§ **Your task**:
Include the line containing "const paintOrder = [3, 4, 5, 2, 1, 0];" and all lines before it, repeated exactly from the listing below, without pictures.

◆ ◆ ◆ ◆ ◆ ◆ ◆

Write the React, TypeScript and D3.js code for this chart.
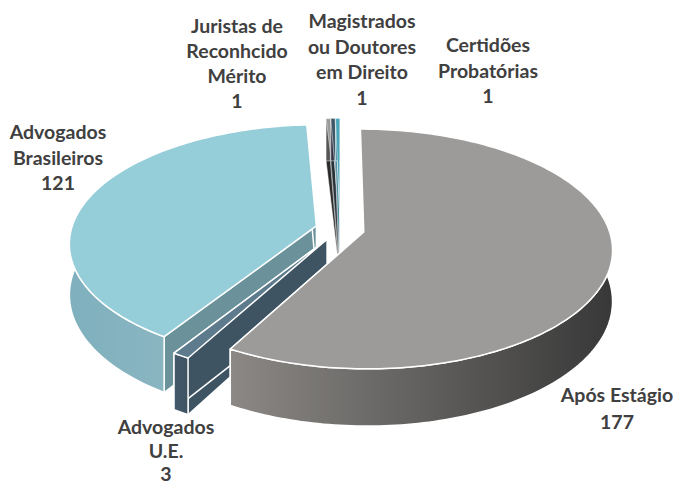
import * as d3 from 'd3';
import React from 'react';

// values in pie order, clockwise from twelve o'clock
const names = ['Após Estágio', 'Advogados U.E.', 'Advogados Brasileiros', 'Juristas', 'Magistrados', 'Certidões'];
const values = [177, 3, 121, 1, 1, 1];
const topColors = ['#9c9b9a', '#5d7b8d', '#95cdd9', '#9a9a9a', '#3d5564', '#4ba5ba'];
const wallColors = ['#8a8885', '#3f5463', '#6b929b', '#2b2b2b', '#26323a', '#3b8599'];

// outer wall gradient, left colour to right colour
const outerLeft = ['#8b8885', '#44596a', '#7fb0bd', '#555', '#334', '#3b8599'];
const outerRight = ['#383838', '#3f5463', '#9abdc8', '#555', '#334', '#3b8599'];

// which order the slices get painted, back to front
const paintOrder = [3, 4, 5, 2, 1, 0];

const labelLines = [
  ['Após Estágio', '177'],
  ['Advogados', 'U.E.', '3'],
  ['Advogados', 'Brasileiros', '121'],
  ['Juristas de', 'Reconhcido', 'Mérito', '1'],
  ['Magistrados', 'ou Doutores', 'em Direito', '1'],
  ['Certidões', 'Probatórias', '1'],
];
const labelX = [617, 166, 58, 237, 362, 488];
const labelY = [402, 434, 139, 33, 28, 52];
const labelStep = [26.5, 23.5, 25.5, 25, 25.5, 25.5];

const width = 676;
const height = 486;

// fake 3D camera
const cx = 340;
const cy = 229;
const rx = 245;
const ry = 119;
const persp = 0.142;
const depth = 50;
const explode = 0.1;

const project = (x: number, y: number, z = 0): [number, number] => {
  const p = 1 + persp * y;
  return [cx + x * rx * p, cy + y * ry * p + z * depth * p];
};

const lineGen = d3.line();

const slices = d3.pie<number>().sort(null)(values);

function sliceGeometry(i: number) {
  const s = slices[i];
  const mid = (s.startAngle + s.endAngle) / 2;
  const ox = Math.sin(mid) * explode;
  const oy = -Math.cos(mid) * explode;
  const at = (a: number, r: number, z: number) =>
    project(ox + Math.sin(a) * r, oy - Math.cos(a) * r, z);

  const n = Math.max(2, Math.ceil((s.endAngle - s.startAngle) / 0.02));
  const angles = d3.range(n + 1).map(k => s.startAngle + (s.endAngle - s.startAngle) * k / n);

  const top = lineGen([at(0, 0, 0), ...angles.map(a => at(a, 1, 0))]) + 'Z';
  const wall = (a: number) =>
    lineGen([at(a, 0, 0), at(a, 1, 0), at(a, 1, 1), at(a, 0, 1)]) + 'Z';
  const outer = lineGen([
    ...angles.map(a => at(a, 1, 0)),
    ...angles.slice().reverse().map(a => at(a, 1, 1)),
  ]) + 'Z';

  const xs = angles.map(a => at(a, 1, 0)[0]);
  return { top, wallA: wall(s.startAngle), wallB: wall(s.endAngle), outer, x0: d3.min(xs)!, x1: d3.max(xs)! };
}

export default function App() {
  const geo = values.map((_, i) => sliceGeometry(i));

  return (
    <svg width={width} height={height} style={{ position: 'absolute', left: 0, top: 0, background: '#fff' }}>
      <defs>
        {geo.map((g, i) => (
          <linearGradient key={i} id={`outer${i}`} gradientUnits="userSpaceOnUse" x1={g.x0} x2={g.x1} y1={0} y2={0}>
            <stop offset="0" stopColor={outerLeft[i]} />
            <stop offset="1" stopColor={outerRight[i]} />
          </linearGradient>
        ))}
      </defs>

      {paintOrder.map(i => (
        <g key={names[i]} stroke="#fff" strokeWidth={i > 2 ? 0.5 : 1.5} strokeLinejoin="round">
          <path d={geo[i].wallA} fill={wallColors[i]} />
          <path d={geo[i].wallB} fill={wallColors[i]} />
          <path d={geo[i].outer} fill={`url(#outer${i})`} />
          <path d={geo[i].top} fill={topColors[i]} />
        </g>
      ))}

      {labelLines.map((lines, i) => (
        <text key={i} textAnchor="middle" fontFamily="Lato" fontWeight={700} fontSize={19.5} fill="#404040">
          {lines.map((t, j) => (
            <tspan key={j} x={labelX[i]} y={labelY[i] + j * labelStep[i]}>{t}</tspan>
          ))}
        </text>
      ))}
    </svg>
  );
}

◆ ◆ ◆ ◆ ◆ ◆ ◆

§ **Response below**:
Write the React, TypeScript and D3.js code for this chart.
import * as d3 from 'd3';
import React from 'react';

// values in pie order, clockwise from twelve o'clock
const names = ['Após Estágio', 'Advogados U.E.', 'Advogados Brasileiros', 'Juristas', 'Magistrados', 'Certidões'];
const values = [177, 3, 121, 1, 1, 1];
const topColors = ['#9c9b9a', '#5d7b8d', '#95cdd9', '#9a9a9a', '#3d5564', '#4ba5ba'];
const wallColors = ['#8a8885', '#3f5463', '#6b929b', '#2b2b2b', '#26323a', '#3b8599'];

// outer wall gradient, left colour to right colour
const outerLeft = ['#8b8885', '#44596a', '#7fb0bd', '#555', '#334', '#3b8599'];
const outerRight = ['#383838', '#3f5463', '#9abdc8', '#555', '#334', '#3b8599'];

// which order the slices get painted, back to front
const paintOrder = [3, 4, 5, 2, 1, 0];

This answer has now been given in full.